Станиславский назначил ему роль Фигаро, которая казалась противоположной данным сугубо русского актера (притом что в труппе был исполнитель, по всем данным более близкий герою Бомарше).
В спектакле 1927 г. были найдены краски и темперамент народной комедии, а в натуре Фигаро — в полном разрыве со штампами роли, с ритмами порхающего изворотливого цирюльника — открылись своеобразная прямота, жесткость, пылкость; юмор сцены бритья, когда Фигаро поигрывал настоящим лезвием у горла господина, был довольно свиреп. Со Станиславским была сделана также роль тупого курьера Никиты в инсценировке повести В. П. Катаева — фигура столь же характерная, сколь и загадочная, то ли по неуклюжести, то ли с таинственным смыслом подталкивающая начальные события «Растратчиков» С Немировичем- Данченко была сделана роль Рубцова в «Блокаде»: режиссер освобождал интуицию актера, угадывавшего за матросом-анархистом «могущественное, отталкивающее раздолье» бесстыдство (но и обаяние) разбушевавшейся хищной силы. Остались в эскизе две назначавшиеся Б‹аталову› роли — расстрига Буслов в «Унтиловске» Паратов в «Бесприданнице».

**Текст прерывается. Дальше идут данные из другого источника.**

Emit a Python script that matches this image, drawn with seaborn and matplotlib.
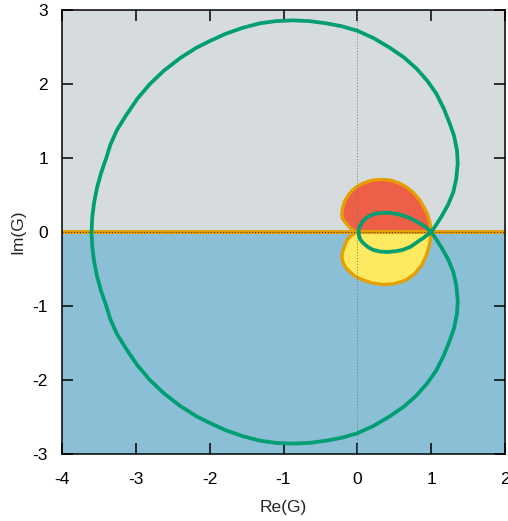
import numpy as np
import pandas as pd
import matplotlib
matplotlib.use("Agg")
import matplotlib.pyplot as plt
import seaborn as sns

# green Nyquist curve: outer loop (upper then lower half), then inner loop
re_curve = [1.00, 1.07, 1.14, 1.23, 1.30, 1.34, 1.36, 1.35, 1.31, 1.25, 1.17, 1.07, 0.95, 0.80, 0.63,
            0.44, 0.22, 0.00, -0.21, -0.42, -0.65, -0.87, -1.10, -1.32, -1.55, -1.78, -2.00, -2.18,
            -2.40, -2.62, -2.81, -2.98, -3.13, -3.255, -3.345, -3.40, -3.47, -3.525, -3.565, -3.59, -3.60,
            -3.59, -3.565, -3.525, -3.47, -3.40, -3.345, -3.255, -3.13, -2.98, -2.81, -2.62, -2.40, -2.18,
            -2.00, -1.78, -1.55, -1.32, -1.10, -0.87, -0.65, -0.42, -0.21, 0.00, 0.22, 0.44, 0.63, 0.80,
            0.95, 1.07, 1.17, 1.25, 1.31, 1.35, 1.36, 1.34, 1.30, 1.23, 1.14, 1.07, 1.00,
            0.92, 0.84, 0.75, 0.66, 0.55, 0.44, 0.35, 0.26, 0.18, 0.12, 0.07, 0.03, 0.015, 0.02, 0.04,
            0.08, 0.14, 0.21, 0.31, 0.41, 0.52, 0.62, 0.72, 0.82, 0.91, 1.00]
im_curve = [0.00, 0.10, 0.21, 0.37, 0.54, 0.72, 0.93, 1.10, 1.30, 1.47, 1.67, 1.87, 2.04, 2.21, 2.36,
            2.49, 2.62, 2.72, 2.78, 2.82, 2.85, 2.86, 2.85, 2.82, 2.76, 2.68, 2.58, 2.49,
            2.35, 2.18, 2.00, 1.80, 1.58, 1.38, 1.18, 1.00, 0.80, 0.60, 0.40, 0.20, 0.00,
            -0.20, -0.40, -0.60, -0.80, -1.00, -1.18, -1.38, -1.58, -1.80, -2.00, -2.18, -2.35, -2.49,
            -2.58, -2.68, -2.76, -2.82, -2.85, -2.86, -2.85, -2.82, -2.78, -2.72, -2.62, -2.49, -2.36, -2.21,
            -2.04, -1.87, -1.67, -1.47, -1.30, -1.10, -0.93, -0.72, -0.54, -0.37, -0.21, -0.10, 0.00,
            0.07, 0.12, 0.17, 0.21, 0.24, 0.26, 0.26, 0.25, 0.225, 0.19, 0.14, 0.07, 0.01, -0.04, -0.10,
            -0.15, -0.20, -0.24, -0.265, -0.27, -0.26, -0.24, -0.20, -0.13, -0.07, 0.00]

# upper (red) lobe
re_upper = [1.00, 0.98, 0.95, 0.91, 0.84, 0.75, 0.66, 0.57, 0.45, 0.33, 0.20, 0.08, -0.01, -0.06,
            -0.12, -0.17, -0.20, -0.21, -0.20, -0.17, -0.13, -0.08, -0.04, 0.00]
im_upper = [0.00, 0.14, 0.24, 0.32, 0.44, 0.54, 0.61, 0.66, 0.70, 0.71, 0.70, 0.66, 0.61, 0.57,
            0.50, 0.42, 0.32, 0.24, 0.18, 0.14, 0.09, 0.04, 0.01, 0.00]

# lower (yellow) lobe
re_lower = [0.00, -0.04, -0.10, -0.14, -0.17, -0.20, -0.21, -0.19, -0.15, -0.10, -0.03, 0.08, 0.20,
            0.35, 0.50, 0.66, 0.78, 0.87, 0.93, 0.97, 0.99, 1.00]
im_lower = [0.00, -0.02, -0.06, -0.11, -0.18, -0.27, -0.34, -0.42, -0.49, -0.54, -0.60, -0.65, -0.69,
            -0.71, -0.70, -0.65, -0.56, -0.45, -0.33, -0.20, -0.10, 0.00]

ticks = [-4, -3, -2, -1, 0, 1, 2]
yticks = [-3, -2, -1, 0, 1, 2, 3]

sns.set_style("ticks")
plt.rcParams['font.family'] = ['Liberation Sans', 'DejaVu Sans']
plt.rcParams['axes.unicode_minus'] = False

fig = plt.figure(figsize=(5.08, 5.21), dpi=100)
ax = fig.add_axes([62 / 508, 67 / 521, 443 / 508, 444 / 521])

# half-plane backgrounds
ax.axhspan(0, 3, color='#d6dbde', lw=0, zorder=0)
ax.axhspan(-3, 0, color='#8bbfd5', lw=0, zorder=0)

ax.fill(re_upper, im_upper, facecolor='#ee5f48', edgecolor='#e69f00', lw=2.4,
        joinstyle='round', zorder=2)
ax.fill(re_lower, im_lower, facecolor='#fdea60', edgecolor='#e69f00', lw=2.4,
        joinstyle='round', zorder=2)

ax.axhline(0, color='#e69f00', lw=2.8, zorder=2.5)
ax.axhline(0, color='#333333', lw=0.7, ls=(0, (1, 2)), zorder=2.6)
ax.axvline(0, color='#777777', lw=0.7, ls=(0, (1, 2)), zorder=2.6)

df = pd.DataFrame({'re': re_curve, 'im': im_curve})
sns.lineplot(data=df, x='re', y='im', sort=False, estimator=None, color='#009e73', lw=2.7,
             solid_joinstyle='round', solid_capstyle='round', ax=ax, zorder=3)

ax.set_xlim(-4, 2)
ax.set_ylim(-3, 3)
ax.set_xticks(ticks)
ax.set_yticks(yticks)
ax.tick_params(direction='in', length=8, width=1.1, top=True, right=True, labelsize=12.5, colors='black')
ax.tick_params(axis='x', pad=13)
ax.tick_params(axis='y', pad=10)
for s in ax.spines.values():
    s.set_linewidth(1.1)
    s.set_color('black')
    s.set_zorder(5)
ax.set_xlabel('Re(G)', fontsize=12.5, labelpad=9)
ax.set_ylabel('Im(G)', fontsize=12.5, labelpad=5)

fig.savefig('out.png', dpi=100)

Он сохранял до конца разнообразие своих возможностей: это видно даже по ролям- вводам, от Луп-Клешнина в «Царе Федоре» сыгранном еще в 1924 г., и Собакевича (ввод в «Мертвые души» 1933, стал его последней работой во МХАТе) — до Лопахина (ввод 1930), которого Б‹аталов› играл с лирической проникновенностью, разгадывая минуты недоумения перед жизнью, минуты неумелой тоски, которые настигали размашистого, поглощенного масштабом своих дел, шумного и легко радующегося человека.
Новых ролей в театре он не рисковал брать: туберкулез, признаки которого впервые прервали его актерскую карьеру в 1923 г., требовал санаторного режима; лечение в Закопане, на курортах Северного Кавказа и последующее пребывание в Италии не помогло. В последний раз на сцену МХАТ Б. вышел 18 февраля 1935 г. («Женитьба Фигаро»).
[1] П. Жаткин. «Баталов» М.,1929, с.3-4
Соловьева И. Николай Петрович Баталов // Московский художественный театр. 100 лет // М.: Московский художественный театр, 1998.